One last point to address before heading into the final analysis is that a good part of the recent currency moves are also tied to the European Union’s new form of Quantitative Easing and the interest rate differentials this created between the currency cross pairs. We were fortunate to have been ahead of the curve on this one when we published, “Hand Quantitative Easing to Germany.” We clearly state the intentions of the Mario Draghi led ECB along with the advantages this proposal provides to the U.S. Dollar. “Currently, the process has come full circle and now that the stock market is at all-time highs, it appears that the hot potato balancing act between stimulus and inflation is being handed off to Germany. This is probably not a good sign.” If you haven’t read the previous piece in its entirety, I highly suggest doing so as background information for today’s trade.
The trade setup is actually very simple. Think of it simply as, “buy the rumor, sell the fact.” Given the recent consolidation in these currency markets, I fully expect them to add another extension to their current move. However, I expect this to be short-lived and highly volatile. Small traders and index traders will quickly find that their anxiousness to push the Dollar higher and the Pound and Euro lower will be met by commercial traders willing to take the other side at each tick. The technical pattern for what is developing looks like its going to be a spike and ledge. This is characterized by consolidation near an extreme price level followed by a large and failing extension. Once the market moves back through its consolidation, the stop orders begin to get hit and speculators begin to exit the market.

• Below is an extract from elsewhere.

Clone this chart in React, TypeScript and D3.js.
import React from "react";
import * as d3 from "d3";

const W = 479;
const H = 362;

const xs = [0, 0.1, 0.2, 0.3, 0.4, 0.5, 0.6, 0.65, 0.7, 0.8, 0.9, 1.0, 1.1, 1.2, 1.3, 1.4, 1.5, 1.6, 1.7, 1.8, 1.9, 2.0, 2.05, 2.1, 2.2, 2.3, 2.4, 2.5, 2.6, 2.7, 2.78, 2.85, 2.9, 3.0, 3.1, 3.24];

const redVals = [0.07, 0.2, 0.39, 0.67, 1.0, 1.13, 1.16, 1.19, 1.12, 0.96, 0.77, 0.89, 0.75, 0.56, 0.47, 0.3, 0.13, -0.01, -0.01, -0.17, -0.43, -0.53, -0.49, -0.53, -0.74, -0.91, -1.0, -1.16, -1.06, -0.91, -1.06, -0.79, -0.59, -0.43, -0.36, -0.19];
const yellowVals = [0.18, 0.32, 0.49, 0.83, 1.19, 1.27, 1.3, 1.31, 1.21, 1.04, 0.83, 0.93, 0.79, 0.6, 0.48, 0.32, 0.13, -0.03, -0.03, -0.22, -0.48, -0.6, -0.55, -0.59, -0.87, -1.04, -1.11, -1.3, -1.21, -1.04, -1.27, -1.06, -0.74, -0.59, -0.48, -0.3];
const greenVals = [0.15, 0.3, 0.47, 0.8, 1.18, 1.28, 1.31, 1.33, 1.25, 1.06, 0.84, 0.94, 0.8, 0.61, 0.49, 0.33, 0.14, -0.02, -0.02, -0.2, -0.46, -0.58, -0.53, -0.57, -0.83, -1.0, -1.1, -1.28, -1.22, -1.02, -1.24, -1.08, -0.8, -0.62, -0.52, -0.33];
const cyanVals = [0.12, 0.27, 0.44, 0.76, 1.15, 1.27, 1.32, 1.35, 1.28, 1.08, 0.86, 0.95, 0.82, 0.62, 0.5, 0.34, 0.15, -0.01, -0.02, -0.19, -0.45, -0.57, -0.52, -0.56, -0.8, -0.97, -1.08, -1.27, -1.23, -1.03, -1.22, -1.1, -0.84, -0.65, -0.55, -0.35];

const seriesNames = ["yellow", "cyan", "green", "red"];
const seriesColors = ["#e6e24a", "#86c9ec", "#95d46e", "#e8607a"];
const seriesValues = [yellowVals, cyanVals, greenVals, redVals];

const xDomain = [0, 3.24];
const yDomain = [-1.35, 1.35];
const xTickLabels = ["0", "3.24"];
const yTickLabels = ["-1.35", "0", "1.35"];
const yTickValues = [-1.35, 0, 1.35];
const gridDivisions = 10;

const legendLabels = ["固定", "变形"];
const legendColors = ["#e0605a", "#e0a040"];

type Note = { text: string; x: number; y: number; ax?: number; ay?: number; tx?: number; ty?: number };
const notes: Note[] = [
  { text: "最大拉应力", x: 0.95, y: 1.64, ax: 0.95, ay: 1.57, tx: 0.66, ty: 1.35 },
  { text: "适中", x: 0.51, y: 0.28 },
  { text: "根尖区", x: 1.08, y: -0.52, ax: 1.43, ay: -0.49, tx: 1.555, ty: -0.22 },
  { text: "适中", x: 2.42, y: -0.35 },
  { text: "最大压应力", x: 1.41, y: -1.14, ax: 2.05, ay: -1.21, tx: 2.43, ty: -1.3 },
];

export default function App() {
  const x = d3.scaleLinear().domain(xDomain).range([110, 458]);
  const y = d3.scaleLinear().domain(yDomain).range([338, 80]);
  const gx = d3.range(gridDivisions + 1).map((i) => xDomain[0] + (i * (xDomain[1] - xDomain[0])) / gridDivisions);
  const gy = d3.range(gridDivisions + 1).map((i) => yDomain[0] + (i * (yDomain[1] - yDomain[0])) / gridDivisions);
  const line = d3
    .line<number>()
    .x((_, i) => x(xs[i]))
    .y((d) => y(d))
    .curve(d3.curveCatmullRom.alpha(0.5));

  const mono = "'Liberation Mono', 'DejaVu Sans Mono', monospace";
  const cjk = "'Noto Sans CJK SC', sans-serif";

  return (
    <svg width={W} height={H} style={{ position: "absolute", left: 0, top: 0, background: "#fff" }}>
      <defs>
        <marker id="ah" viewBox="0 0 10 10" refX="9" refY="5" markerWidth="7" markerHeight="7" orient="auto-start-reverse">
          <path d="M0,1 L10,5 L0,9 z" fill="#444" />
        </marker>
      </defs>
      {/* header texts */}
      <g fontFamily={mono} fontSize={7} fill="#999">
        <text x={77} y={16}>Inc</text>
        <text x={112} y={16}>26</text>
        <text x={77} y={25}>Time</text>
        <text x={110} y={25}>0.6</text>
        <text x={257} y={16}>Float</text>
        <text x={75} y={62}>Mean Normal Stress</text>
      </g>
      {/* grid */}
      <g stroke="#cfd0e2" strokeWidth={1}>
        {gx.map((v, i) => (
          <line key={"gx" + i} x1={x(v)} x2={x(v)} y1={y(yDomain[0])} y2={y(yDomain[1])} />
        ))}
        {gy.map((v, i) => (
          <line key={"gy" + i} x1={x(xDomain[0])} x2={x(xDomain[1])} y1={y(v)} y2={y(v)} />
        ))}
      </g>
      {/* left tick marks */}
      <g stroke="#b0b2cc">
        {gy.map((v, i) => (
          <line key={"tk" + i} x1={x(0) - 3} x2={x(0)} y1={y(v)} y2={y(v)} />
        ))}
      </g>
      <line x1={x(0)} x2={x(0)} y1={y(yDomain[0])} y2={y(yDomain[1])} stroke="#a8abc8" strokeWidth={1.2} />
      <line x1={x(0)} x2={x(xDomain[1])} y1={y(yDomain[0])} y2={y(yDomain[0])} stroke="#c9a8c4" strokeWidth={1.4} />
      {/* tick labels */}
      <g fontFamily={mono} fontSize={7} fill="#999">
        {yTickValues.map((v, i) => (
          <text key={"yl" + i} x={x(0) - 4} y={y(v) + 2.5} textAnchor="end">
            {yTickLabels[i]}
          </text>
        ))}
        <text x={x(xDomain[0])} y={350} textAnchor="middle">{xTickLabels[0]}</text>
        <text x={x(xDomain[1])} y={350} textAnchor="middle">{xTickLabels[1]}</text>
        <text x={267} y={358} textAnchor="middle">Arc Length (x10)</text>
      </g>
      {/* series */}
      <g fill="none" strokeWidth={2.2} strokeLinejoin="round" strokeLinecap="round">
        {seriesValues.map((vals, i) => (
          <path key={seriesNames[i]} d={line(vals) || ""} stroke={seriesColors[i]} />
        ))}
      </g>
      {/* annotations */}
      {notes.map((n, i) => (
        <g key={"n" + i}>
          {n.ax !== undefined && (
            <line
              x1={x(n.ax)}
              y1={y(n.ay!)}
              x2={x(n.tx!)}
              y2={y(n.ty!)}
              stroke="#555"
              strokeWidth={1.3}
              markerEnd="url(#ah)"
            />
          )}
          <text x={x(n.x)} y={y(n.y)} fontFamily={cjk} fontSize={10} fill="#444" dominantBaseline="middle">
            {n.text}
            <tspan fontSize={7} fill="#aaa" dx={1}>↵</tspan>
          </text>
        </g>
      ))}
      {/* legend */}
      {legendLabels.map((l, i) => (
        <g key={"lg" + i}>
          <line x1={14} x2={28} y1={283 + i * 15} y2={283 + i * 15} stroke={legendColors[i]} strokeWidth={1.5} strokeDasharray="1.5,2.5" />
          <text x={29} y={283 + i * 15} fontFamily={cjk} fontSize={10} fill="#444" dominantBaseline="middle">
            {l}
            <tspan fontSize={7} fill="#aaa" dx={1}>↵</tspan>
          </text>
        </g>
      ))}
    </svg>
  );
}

This week’s piece is short but timely. Once again, I highly suggest looking at the charts and reading the German QE piece from a couple weeks ago. Most importantly, if you’ve been riding the recent currency moves, lock in some profit. The commercial traders do an excellent job of trapping the small speculators and index traders at market extremes. We’ve illustrated this several times. Most recently in July when we saw the metals attempting to rally and we said it wouldn’t continue in, “False Breakout in Gold and Silver.” Don’t let yourself get caught.